Tras haber estado denostada, la política industrial está operando su gran retorno en la agenda pública. El desafío es mayúsculo para Europa, cuya estrategia se ha basado en el mutilateralismo y la libre competencia dentro del mercado único. Un mantra que ha empezado a resquebrajarse con la relajación de la normativa europea de ayudas públicas. En 2022, el gobierno alemán aprovechó esa ventana de oportunidad para dedicar nada menos que 163.000 millones de euros a subvenciones y transferencias de capital —en buena parte a su aparato industrial—, más del doble que antes de la pandemia, y cuatro veces más que España.
El giro responde en parte a la naturaleza disruptiva de las transformaciones tecnológicas que atraviesan el tejido productivo, particularmente en los albores de la Inteligencia artificial. La urgencia de la lucha contra el cambio climático es otra importante consideración. Pero el factor clave es geopolítico: la política industrial es la columna vertebral de la pugna por el liderazgo tecnológico de las principales potencias mundiales.
Por fortuna España dispone de los fondos Next Generation para afrontar estos retos, unos recursos que conforman los principales ejes de su política industrial. Sin embargo, la experiencia pasada muestra que el éxito no está asegurado. Depende, en primer lugar, de la incorporación del punto de partida. Nuestra industria representa algo más del 13% de la economía, siendo el nuestro el único de los grandes países que ha conseguido elevar ese porcentaje en relación a la situación previa a la pandemia. Pese a ello, la industria tiene un peso menor que en Alemania (20,7%) e Italia (16,3%). Conviene, por tanto, concentrar los esfuerzos en los sectores donde nuestro tejido presenta una ventaja comparativa.
Estos sectores no son nada fácil de identificar —y esa es otra lección de la historia económica—, sobre todo teniendo en cuenta la rapidez de las transformaciones y por tanto la dificultad inherente a la hora de detectar desde el Estado los proyectos con más potencial. De ahí la importancia de inspirarse de las innovaciones que van surgiendo por las propias fuerzas del mercado en los ámbitos prioritarios para la política industrial, es decir las transiciones digital y verde. Concretamente, una parte de los 84.000 millones solicitados a la UE como parte del plan de recuperación podría desplegarse en función de las señales que aporta la financiación privada, para así ejercer de palanca y atraer nuevas inversiones en sectores prioritarios. Este es un instrumento que también se caracteriza por su agilidad, ya que el proceso de selección viene determinado por el interés de los inversores.

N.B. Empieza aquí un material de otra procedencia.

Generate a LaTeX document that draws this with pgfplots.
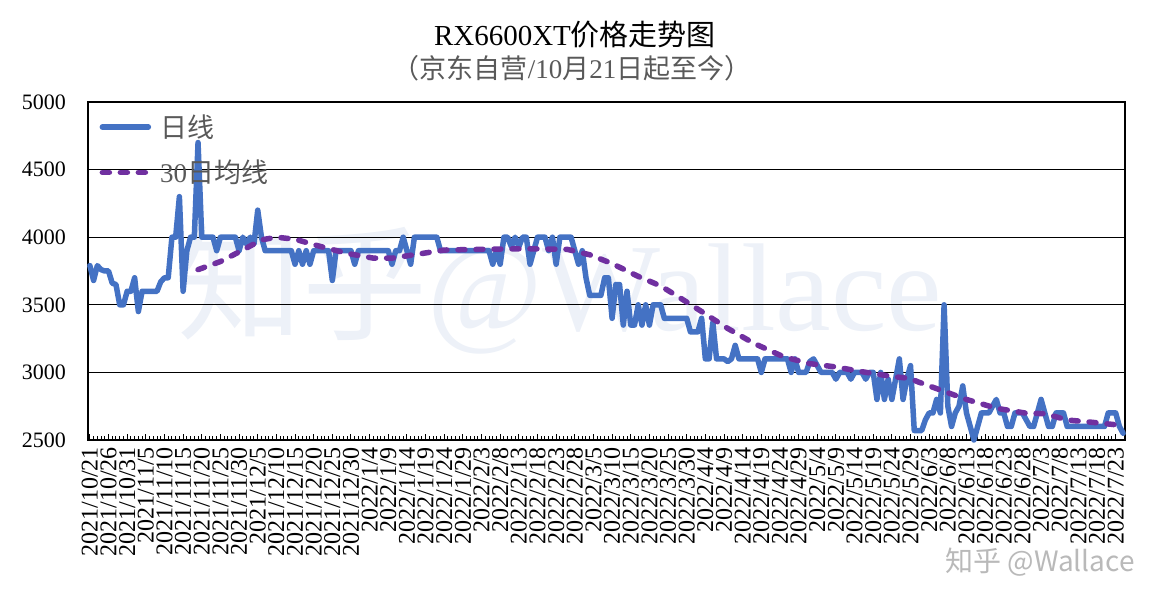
\documentclass[border=0pt]{standalone}
\usepackage{fontspec}
\setmainfont{Liberation Serif}
\newfontfamily\cjk{Noto Sans CJK SC}
\usepackage{pgfplots}
\usepackage{pgfplotstable}
\pgfplotsset{compat=1.18}
\definecolor{exblue}{RGB}{68,114,196}
\definecolor{expurple}{RGB}{112,48,160}
\definecolor{txtgrey}{RGB}{89,89,89}
\definecolor{wmark}{RGB}{237,241,248}

\pgfplotstableread{
p
3790
3680
3790
3760
3750
3750
3660
3650
3500
3500
3600
3600
3700
3450
3600
3600
3600
3600
3600
3670
3700
3700
4000
4000
4300
3600
3900
4000
4000
4700
4000
4000
4000
4000
3900
4000
4000
4000
4000
4000
3900
4000
3950
4000
3950
4200
4000
3900
3900
3900
3900
3900
3900
3900
3900
3800
3900
3800
3900
3800
3900
3900
3900
3900
3900
3680
3900
3900
3900
3900
3900
3800
3900
3900
3900
3900
3900
3900
3900
3900
3900
3800
3900
3900
4000
3900
3800
4000
4000
4000
4000
4000
4000
4000
3900
3900
3900
3900
3900
3900
3900
3900
3900
3900
3900
3900
3900
3900
3800
3900
3800
4000
4000
3930
4000
3930
4000
4000
3800
3900
4000
4000
4000
3900
4000
3800
4000
4000
4000
4000
3900
3800
3900
3700
3570
3570
3570
3570
3700
3700
3400
3650
3650
3350
3600
3350
3350
3500
3350
3500
3350
3500
3500
3500
3400
3400
3400
3400
3400
3400
3400
3300
3300
3300
3400
3100
3100
3370
3100
3100
3100
3080
3100
3200
3100
3100
3100
3100
3100
3100
3000
3100
3100
3100
3100
3100
3100
3100
3000
3100
3000
3000
3000
3080
3100
3050
3000
3000
3000
3000
2950
3000
3000
3000
2950
3000
3000
3000
2950
3000
3000
2800
3000
2800
2950
2800
2950
3100
2800
2950
3050
2570
2570
2570
2650
2700
2700
2800
2700
3500
2750
2600
2700
2750
2900
2700
2600
2500
2600
2700
2700
2700
2750
2800
2700
2700
2600
2600
2700
2700
2700
2650
2600
2600
2700
2800
2700
2600
2600
2700
2700
2700
2600
2600
2600
2600
2600
2600
2600
2600
2600
2600
2600
2700
2700
2700
2600
2550
}\daily

\pgfplotstableread{
x y
29 3760
35 3820
41 3905
46 3980
50 4000
55 3985
62 3930
69 3880
76 3845
81 3845
88 3875
95 3905
105 3910
117 3915
128 3910
134 3870
140 3805
147 3710
153 3640
158 3555
164 3450
171 3325
178 3215
186 3115
193 3065
200 3040
207 3005
215 2970
220 2955
222 2930
228 2870
235 2800
243 2735
251 2698
256 2695
262 2648
269 2630
276 2610
}\ma

\begin{document}
\begin{tikzpicture}[x=1bp,y=1bp]
\useasboundingbox (-88,-168) rectangle (1062,440);
\node[text=wmark, font=\fontsize{125bp}{130bp}\selectfont, inner sep=0pt] at (472,150) {{\cjk 知乎}@Wallace};
\begin{axis}[
  at={(0,0)}, anchor=south west,
  width=1037bp, height=338bp, scale only axis,
  xmin=-0.5, xmax=277.5, ymin=2500, ymax=5000,
  ytick={2500,3000,...,5000},
  ymajorgrids, grid style={black, line width=1.2bp},
  axis line style={black, line width=2.2bp},
  xtick={0,5,...,275},
  xticklabels={2021/10/21,2021/10/26,2021/10/31,2021/11/5,2021/11/10,2021/11/15,2021/11/20,2021/11/25,2021/11/30,2021/12/5,2021/12/10,2021/12/15,2021/12/20,2021/12/25,2021/12/30,2022/1/4,2022/1/9,2022/1/14,2022/1/19,2022/1/24,2022/1/29,2022/2/3,2022/2/8,2022/2/13,2022/2/18,2022/2/23,2022/2/28,2022/3/5,2022/3/10,2022/3/15,2022/3/20,2022/3/25,2022/3/30,2022/4/4,2022/4/9,2022/4/14,2022/4/19,2022/4/24,2022/4/29,2022/5/4,2022/5/9,2022/5/14,2022/5/19,2022/5/24,2022/5/29,2022/6/3,2022/6/8,2022/6/13,2022/6/18,2022/6/23,2022/6/28,2022/7/3,2022/7/8,2022/7/13,2022/7/18,2022/7/23},
  minor x tick num=4,
  tick align=inside,
  xtick pos=lower, ytick pos=left,
  ytick style={draw=none},
  major tick length=6bp, minor tick length=3.5bp,
  x tick style={black, line width=1bp},
  minor x tick style={black, line width=1bp},
  xticklabel style={rotate=90, anchor=east, inner sep=0pt, font=\fontsize{24bp}{24bp}\selectfont},
  xticklabel shift=7bp,
  yticklabel style={anchor=east, inner sep=0pt, font=\fontsize{22bp}{22bp}\selectfont},
  yticklabel shift=22bp,
  /pgf/number format/assume math mode=true,
  /pgf/number format/1000 sep={},
  scaled y ticks=false,
  clip=false,
  legend style={at={(0.011,0.968)}, anchor=north west, draw=none, fill=none,
    font=\cjk\fontsize{27bp}{30bp}\selectfont, text=txtgrey, row sep=17bp, column sep=7bp, inner sep=0pt},
  legend cell align=left,
  legend image code/.code={\draw[#1] (0bp,0bp) -- (46bp,0bp);},
]
\addplot[exblue, line width=5.5bp, line join=round, line cap=round] table[x expr=\coordindex, y=p]{\daily};
\addlegendentry{日线}
\addplot[expurple, line width=5.5bp, dash pattern=on 7bp off 11bp, line cap=round, line join=round] table[x=x, y=y]{\ma};
\addlegendentry{{\rmfamily 30}日均线}
\end{axis}
\node[font=\fontsize{29bp}{30bp}\selectfont] at (487,405) {RX6600XT{\cjk 价格走势图}};
\node[font=\fontsize{27bp}{30bp}\selectfont, text=txtgrey] at (484,372) {{\cjk （京东自营}/10{\cjk 月}21{\cjk 日起至今）}};
\node[text=gray!55, font=\cjk\fontsize{28bp}{30bp}\selectfont] at (952,-122) {知乎 @Wallace};
\end{tikzpicture}
\end{document}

Otro factor crucial es la complementariedad con los grandes centros universitarios, como lo evidencia la industria farmacéutica española. La aportación de fondos europeos podría por tanto estar condicionada a la formulación de proyectos conjuntos entre la industria y la investigación, algo que, por otra parte, actuaría como acicate para la atracción de talento investigador.
Las subvenciones directas, incluso dentro de un proceso de licitación competitiva, tienen el inconveniente de la lentitud de los procedimientos. Y se exponen al riesgo de competencia espuria entre países miembros en su esfuerzo de atraer inversiones en sectores clave. Este está siendo el caso de los microchips, con una espiral de ayudas que podría ser perjudicial tanto para las arcas públicas como para la eficiencia de conjunto: al final, podría “ganar” la ubicación que más subvenciones ofrece y no necesariamente la mejor posicionada de cara al interés general.
Todo ello evidencia la importancia de la buena articulación entre los instrumentos de política industrial y las reglas fiscales y de competencia europeas. Unas reglas, en vigor hasta la pandemia, que se formularon en el momento de mayor esplendor de la globalización y de la supremacía del mercado como impulsor del crecimiento. En la actual era geopolítica, sin embargo, la política macroeconómica es ya indisociable de la estrategia industrial.
COMERCIO EXTERIOR | Se mantiene la buena racha del comercio exterior. En el periodo de enero a mayo, la balanza comercial (diferencia entre exportaciones e importaciones de bienes) redujo su déficit hasta 14.800 millones, casi la mitad que un año antes. El déficit se explica sobre todo por las compras de productos energéticos a países terceros. Los intercambios con países de la UE, sin embargo, arrojan un superávit, que contrasta con el déficit intra-comunitario de Alemania, Francia e Italia. Además, ese superávit no para de crecer (8.600 millones este año frente a 6.999 en el pasado ejercicio).
Este artículo se publicó originalmente en el diario El País.